Text Box: Nicholas Rice
Extreme High Altitude Athlete
Text Box: Xpedition 8000

2009 Solo Manaslu Expedition

Dispatch Twenty-eight: April 20th, 2009

Day Twenty-eight: Climb to Camp II (6,400m)

Today, after melting snow and making breakfast, I lingered in camp I with the Koreans, waiting to hear their weather forecast and summit plans. They decided to stay in Camp I and wait and see what tomorrow’s forecast said. This was not an option for me as I had carried only the food and gas I would need for a direct summit bid (BC-C1-C2-C3-Summit-BC) so at this point, I headed up, now around 9am. I quickly passed a number of climbers low on the route and then ran into a big cue of climbers, including everyone from my base camp resting by the upper route. I assured them that they were close to Camp II and then continued the 20 minutes up the slope into camp.

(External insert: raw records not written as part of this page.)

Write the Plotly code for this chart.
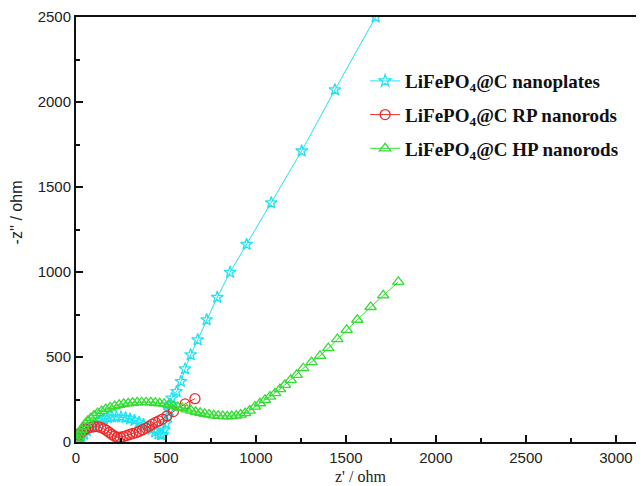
import plotly.graph_objects as go

# ---- data ----
plates_x = [15, 30, 45, 60, 78, 96, 115, 135, 155, 178, 200, 225, 250, 275, 300, 325,
            350, 375, 400, 420, 440, 458, 472, 482, 490, 500, 510, 518, 525, 532, 559,
            583, 606, 637, 676, 726, 785, 856, 948, 1085, 1254, 1439, 1665]
plates_y = [5, 25, 45, 65, 85, 100, 115, 127, 136, 143, 147, 148, 147, 143, 136, 127,
            116, 103, 88, 75, 60, 48, 42, 45, 70, 110, 150, 185, 220, 258, 297,
            356, 430, 513, 601, 719, 851, 998, 1162, 1407, 1712, 2072, 2500]

rp_x = [8, 15, 25, 38, 52, 68, 85, 102, 120, 138, 155, 170, 185, 200, 215, 230, 245,
        262, 280, 298, 316, 334, 352, 370, 388, 406, 424, 442, 460, 480, 505, 541,
        606, 661]
rp_y = [20, 40, 55, 65, 75, 82, 88, 90, 90, 86, 78, 68, 56, 44, 34, 28, 28,
        32, 38, 44, 50, 55, 63, 72, 82, 93, 105, 115, 124, 135, 153, 179,
        224, 255]

hp_x = [5, 10, 16, 22, 30, 40, 52, 66, 82, 100, 120, 142, 165, 190, 215, 240, 265,
        290, 315, 340, 365, 390, 415, 440, 465, 490, 515, 540, 565, 590, 615, 640,
        665, 690, 715, 740, 765, 790, 815, 840, 865, 890, 915, 940, 965, 994, 1022,
        1050, 1078, 1106, 1133, 1161, 1193, 1226, 1263, 1309, 1356, 1402, 1452,
        1504, 1563, 1637, 1707, 1791]
hp_y = [5, 20, 38, 55, 72, 90, 108, 125, 140, 155, 170, 182, 193, 203, 211, 218, 224,
        228, 231, 233, 234, 234, 233, 231, 228, 224, 219, 213, 206, 199, 192, 185,
        178, 172, 166, 161, 157, 154, 152, 151, 152, 155, 161, 170, 185, 208, 228,
        248, 267, 287, 311, 336, 366, 395, 434, 470, 507, 552, 605,
        660, 719, 794, 863, 942]

names = ["LiFePO<sub>4</sub>@C nanoplates",
         "LiFePO<sub>4</sub>@C RP nanorods",
         "LiFePO<sub>4</sub>@C HP nanorods"]
x_ticks = [0, 500, 1000, 1500, 2000, 2500, 3000]
y_ticks = [0, 500, 1000, 1500, 2000, 2500]

CYAN = "#22e2f2"
RED = "#ee2a2a"
GREEN = "#33dd33"

fig = go.Figure()
fig.add_trace(go.Scatter(x=plates_x, y=plates_y, name=names[0], legendgroup="a",
                         mode="lines+markers",
                         line=dict(color=CYAN, width=1),
                         marker=dict(symbol="star-open", size=9, color=CYAN,
                                     line=dict(width=1.3, color=CYAN))))
fig.add_trace(go.Scatter(x=rp_x, y=rp_y, name=names[1], legendgroup="b",
                         mode="lines+markers",
                         line=dict(color=RED, width=1),
                         marker=dict(symbol="circle-open", size=10, color=RED,
                                     line=dict(width=1.3, color=RED))))
fig.add_trace(go.Scatter(x=hp_x, y=hp_y, name=names[2], legendgroup="c",
                         mode="lines+markers",
                         line=dict(color=GREEN, width=1),
                         marker=dict(symbol="triangle-up-open", size=10, color=GREEN,
                                     line=dict(width=1.3, color=GREEN))))

axis_font = dict(family="Liberation Sans, Arial, sans-serif", size=15, color="#222")

# The page body adds an 8px margin, so the figure is 8px smaller than the window.
fig.update_layout(
    width=636, height=478,
    margin=dict(l=68, r=0, t=9, b=44),
    paper_bgcolor="white", plot_bgcolor="white",
    showlegend=True,
    legend=dict(x=0.509, y=0.894, xanchor="left", yanchor="top",
                bgcolor="rgba(0,0,0,0)", traceorder="grouped", tracegroupgap=6,
                font=dict(family="Liberation Serif, Times New Roman, serif", size=19,
                          color="#111", weight="bold")),
    xaxis=dict(range=[0, 3156], tickvals=x_ticks, ticks="inside", ticklen=7,
               tickwidth=1.5, tickcolor="#111", showline=True, linewidth=2,
               linecolor="#111", mirror=True, showgrid=False, zeroline=False,
               tickfont=axis_font, ticklabelstandoff=1,
               minor=dict(dtick=250, ticks="inside", ticklen=4, tickwidth=1.5,
                          tickcolor="#111", showgrid=False)),
    yaxis=dict(range=[0, 2500], tickvals=y_ticks, ticks="inside", ticklen=7,
               tickwidth=1.5, tickcolor="#111", showline=True, linewidth=2,
               linecolor="#111", mirror=False, showgrid=False, zeroline=False,
               tickfont=axis_font,
               minor=dict(dtick=250, ticks="inside", ticklen=4, tickwidth=1.5,
                          tickcolor="#111", showgrid=False)),
    annotations=[
        dict(text="z' / ohm", xref="paper", yref="paper", x=0.5, y=-0.081,
             xanchor="center", yanchor="middle", showarrow=False,
             font=dict(family="Liberation Serif, Times New Roman, serif", size=16,
                       color="#222")),
        dict(text="-z'' / ohm", xref="paper", yref="paper", x=-0.105, y=0.541,
             xanchor="center", yanchor="middle", showarrow=False, textangle=-90,
             font=dict(family="Liberation Sans, Arial, sans-serif", size=16,
                       color="#222")),
    ],
)

fig.write_html("out.html")
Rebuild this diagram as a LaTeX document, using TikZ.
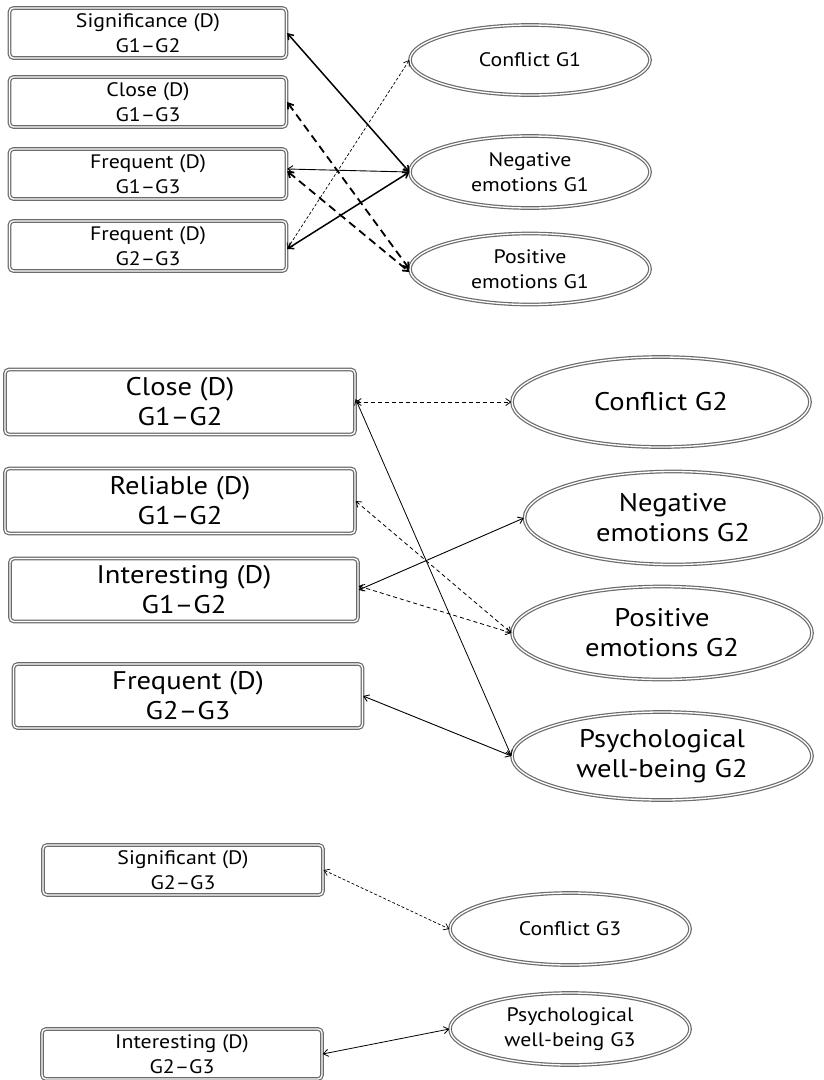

I quickly dug out my tent, which thankfully was only partially covered with snow and then settled in. By late afternoon, the camp was virtually unrecognizable from the one with three tents I had encountered a week ago. Now there were dozens of tents and a loud international chatter that contrasted enormously with the empty solitary camp I had slept in last week. Thankfully, most of the climbers intended top sleep here only one night then descend to base camp. I intend to establish Camp III tomorrow then head back down to base camp before the jet stream dips down and blasts the upper slopes of Manaslu as its predicted to on the 22nd.